Де факто задача была одна – избавить китайскую экономику от экспортной зависимости. Дефляционный эффект низких зарплат был к тому моменту уже исчерпан. По темпам роста иностранных инвестиций Китай стал отставать от соседей (Вьетнам, Индонезия, Тайвань, Малайзия).

Бронзовая статуя атакующего быка в финансовом квартале Нью-Йорка – один из главных символов Уолл-стрит.  Означает агрессивный финансовый оптимизм США и процветание.

 Накануне 2008 г. ситуация в глобальной производственной цепочке сложилась таким образом, что если в ней ничего не менять, то экономика АТР очень быстро превзошла бы потенциал «объединенного Запада». По оценке PricewaterhouseCoopers, первая десятка мировых экономик в 2050 г. выглядела бы так: 1) Китай; 2) Индия; 3) США; 4) Индонезия; 5) Бразилия; 6) Мексика; 7) Япония; 8) Россия; 9) Нигерия; 10) Германия.

Моделирование Всемирного банка показывало, что при сохранении открытого доступа к финансовому рынку Китай к 2025 г. будет давать более 30% роста мировой экономики. А вклад Китая и Индии в мировой рост в два раза превысит вклад США и ЕС. Угроза потерять не только инициативу, но и операционный контроль над мировой экономикой, заставила США напомнить участникам рынка, в чьих руках находятся ключи от «общих» финансовых институтов.

В ход была запущена программа количественного смягчения. Одним движением ФРС США обесценила накопления развивающихся стран. По данным Счетной палаты США, забалансовая эмиссия ФРС под поручительство коммерческих банков, в том числе зарубежных (что противоречит американским законам), превысила $15 трлн. 

По сути, произошла конфискация накоплений развивающихся стран, дополненная практикой «силовых» акций (санкции, антиофшорная кампания). Мировые сбережения «переехали» в юрисдикцию США. В 2014 г., по завершении программ количественного смягчения, объем китайских резервов оставался на докризисном уровне в $3,8 трлн., а резервы ФРС США выросли с $12 млрд. до $2 трлн. при общем балансе в $3,7 трлн. 

По прошествии времени можно сказать, что финансовый кризис 2008 г. был следствием структурных изменений в экономике, а не их причиной. Глобальный рынок осознанно и целенаправленно разбалансировали. Запад отказался финансировать альтернативные политические стратегии Востока. 

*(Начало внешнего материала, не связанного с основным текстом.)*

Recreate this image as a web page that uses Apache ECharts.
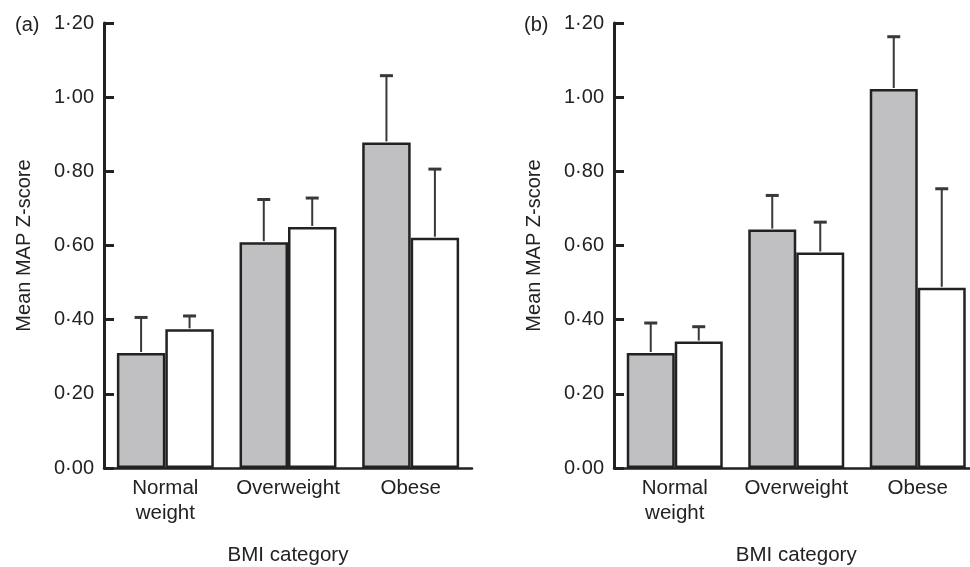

Сегодня Запад переполнен «новыми» деньгами, а трансформировать их в программы развития он не может. Деньги раздувают внутреннюю капитализацию, блокируя самостоятельный промышленный проект Запада, а инвестиции в производящие и ресурсные страны (АТР, Ближний Восток и Россия), способные выступить драйвером мирового роста, перекрыты. 

За 5 лет после кризиса американский Dow Jones вырос более чем в 2 раза, японский Nikkei – в 2,5, а немецкий DAX показал трехкратный рост. Не рос только фондовый рынок Китая, сохраняя нулевую доходность при темпах роста ВВП более 7%. Фондовый рынок России и вовсе упал за это время в 3 раза, хотя цены на нефть зашкаливали, а темпы роста ВВП России превышали общемировые. 

Некогда единый проект финансовой глобализации распараллелился. Старая модель мировой экономики подлежит замене, а новую США публике не предъявили, объявив о национальном приоритете. 

Победа Дональда Трампа на президентских выборах означала, что проект большой приватизации и демократизации закрыт, а предвыборная вакханалия в США и поствыборная растерянность Европы продемонстрировали всю глубину ужаса политического класса «объединенного Запада» перед угрозой пересборки мира на новых (непонятных и неизвестных) условиях. Ужаса перед растущей мощью альтернативного проекта.

БЕЗ ПРАВА НА ВОЗВРАТ

Год победы Трампа на президентских выборах в США оказался богат на события. Тут и отказ от двух ключевых для глобализации соглашений (Транстихоокеанского торгового и Трансатлантического торгово-инвестиционного партнерств). И английский Брекзит (распад Евросоюза). И заморозка проекта по созданию нового технологического уклада Индустри-4.0. И совместная инициатива Путина и Назарбаева по интеграции Евразийского экономического союза (ЕАЭС), Шанхайской организации сотрудничества (ШОС) и стран СНГ (Большая Евразия).

2016 г. действительно обозначил ключевой перелом. 28 июля (после голосования по Брекзиту и смены правительства) администрация Терезы Мэй заявила о заморозке строительства атомной электростанции «Хинкли-Пойнт» стоимостью $24 млрд. Заявление прозвучало за несколько часов до пресс-конференции по случаю официального подписания соглашения и начала строительства АЭС. 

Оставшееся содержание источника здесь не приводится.